卒業式の事前指導で学校は立て直せる
公立中学校では間もなく卒業式を迎えます。
今の学校現場というのは,どういうところがうまくいっているかというと,
「学校生活は楽しかった」
「学校生活は充実したものだった」
と思い込ませる「暗示機能」です。
では,学校生活の,何がどう楽しかったのか。
まるで「道徳」の授業の「正解」のように,みんな同じような答えが返ってくるでしょう。
「友達との時間が・・・」
実は,教育課程で学校が子どもに「こういう力をつけさせますよ」とうたっていることの最終的な検証は何もなく,だれかが記事にしていたように,「3歳,歳をとったので,さようなら」になっているのが今の学校です。
「何がどこまで不十分だったのか」
子どもには「通知表」で結果が知らされますが,学校ではふつう,その結果に終わったのは本人の責任である,ということをきちんと「暗示」にかけて卒業させていますね。
でも,そういう学校では出会ったこともない教師に上級校で,あるいは大学生になって実習校で出会ってしまう人たちは,「真実」を知ってしまうわけです。
卒業式前に,きちんと謝罪しておいた方がいいですね。
もちろん,形式的な謝罪ではなく,心からの謝罪です。
これが,荒れた学校を立て直すための第一歩です。
日本の社会の特徴は,「終わりではすべてを水に流す」ことにありますが,
これが学校では顕著です。
卒業式の前の日まで破壊活動を行っていた生徒が,卒業式では大泣きして,担任に感謝して去っていく。

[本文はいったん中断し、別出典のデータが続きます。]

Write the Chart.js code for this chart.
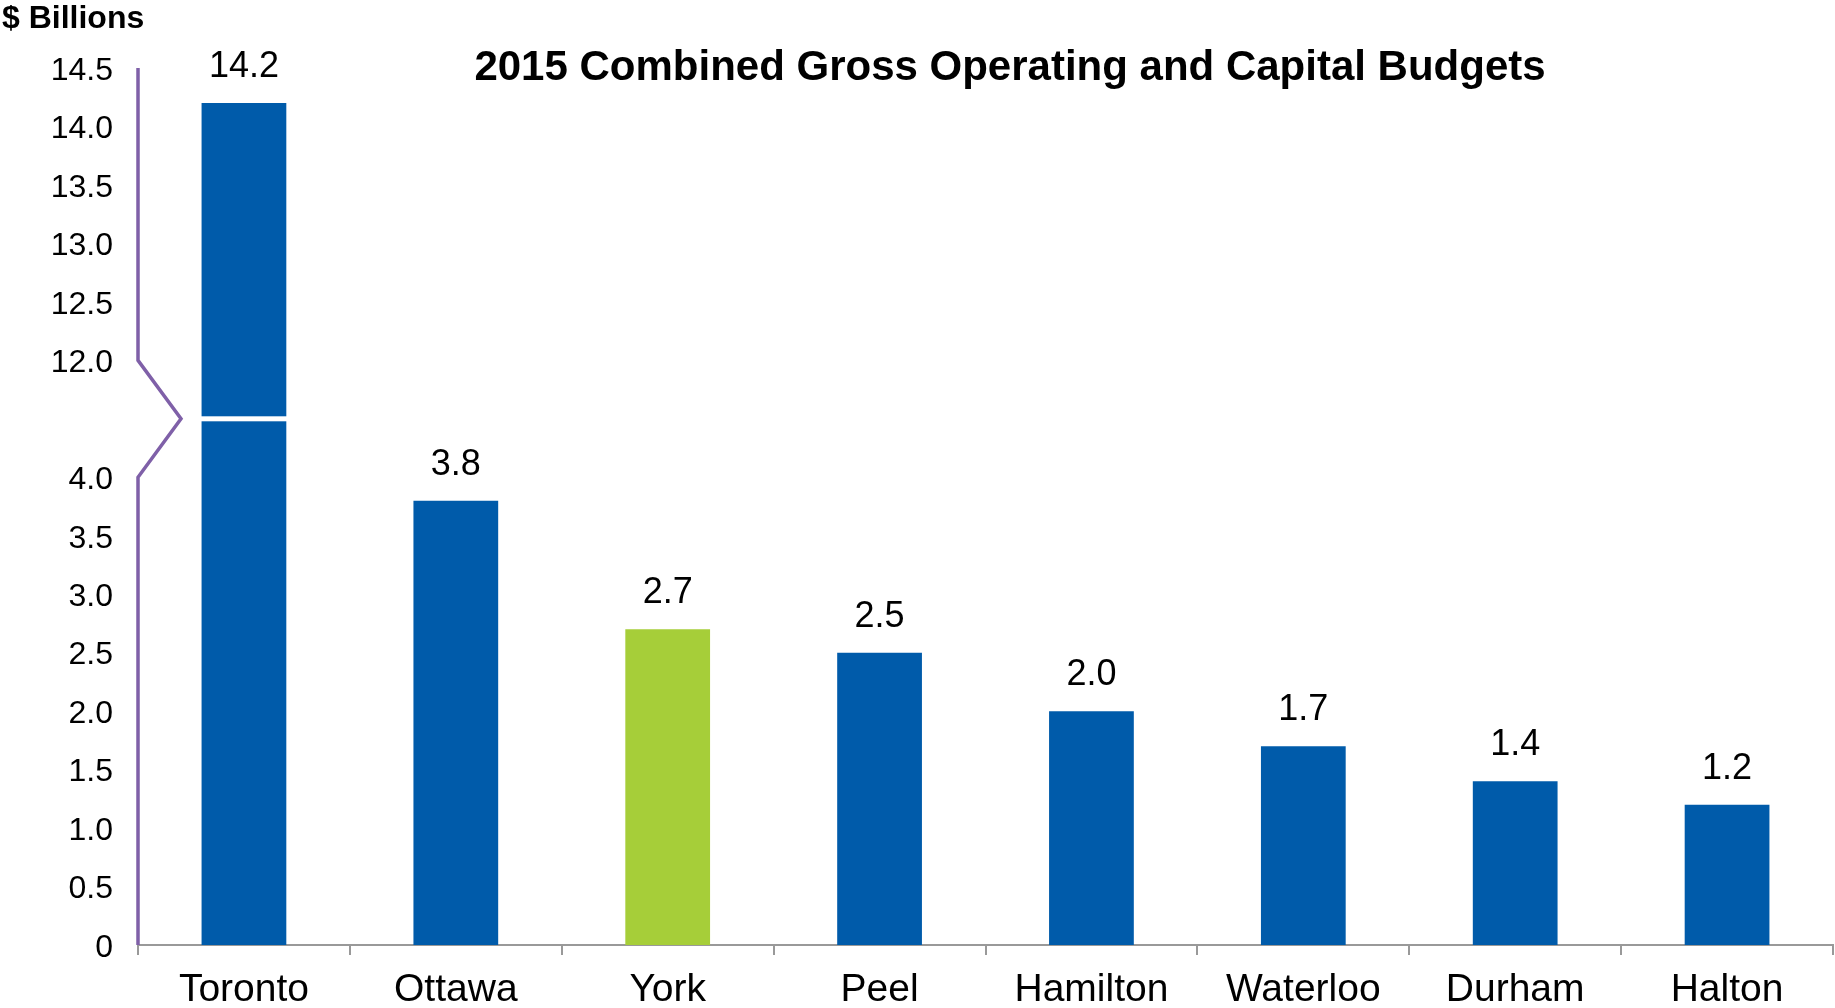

こういう「水に流す」社会は,「恨みの連鎖」「報復の連鎖」のある社会よりは,とても「平和」な世の中と言えるかもしれません。
しかし,「それはおかしいぞ」という感覚がどこかにないと,
特に荒れた学校は,いつまでたっても正常化しません。
中学校では「卒業式までの我慢」「嵐が去るのを待つ」なんていう非常に消極的な対応になり,
そういう教師の指導方針?のもとで生活している上級生の状況を知っている下級生によって,延々と「荒れ」は繰り返されることになるのです。
卒業式前に毅然とした生活指導ができる学校でないと,「荒れ」は消えることはありません。
私が経験した荒れた中学校は,以前から教員の多くが3年で入れ替わっていたそうです。
つまり,転入してきた人間がみんなで中1をもち,持ち上がって,荒れて最悪の状況を3年間我慢して,卒業させるのと同時に中学校を去っていく。
「ご卒業おめでとうございます」は,子どもの心に届かせる言葉ではなくて,教師のためにある言葉である学校が,「荒れた学校」です。
こんな学校が簡単にまともになるわけがありません。
正常化の過程で多少の抵抗を受けたのは,卒業式までの厳格なきまりについてです。
生徒が守ってくれたので,次の学年以降に示しがつきましたが,この学校では「下の学年への示しがつく指導」がしきれなかったのが最大の弱点でした。
荒れている子どもたちの面倒を,自分たちは必死で見てきたんだ,というアピールを,卒業式間際になってはりきってしたがる教師もいることでしょう。
でも,違うんですね。この勘違いに,最後くらいは気づいてほしいものです。
そして,この最後の段階で「示しをつける」ことで,学校は立て直すことが可能です。
必死で見てあげなければならなかったのは,荒れている子どもではなくて,教師たちが荒れている子どもに気を取られている間でも,まじめに学習や生活を送ろうとした子どもたちの方なのです。
ですから,罪滅ぼしのためにも,卒業式前くらいは,荒れている子どもではなくて,3年間,ひどい環境の中で耐えてきた他の子どもたちが本当に満足できる時間を過ごさせてあげなければならないのです。
そこに集中しなければならないのです。
荒れている学校は,問題行動を起こす生徒が多いから荒れているのではないのです。
勘違いしている人が,今も近くにいませんか。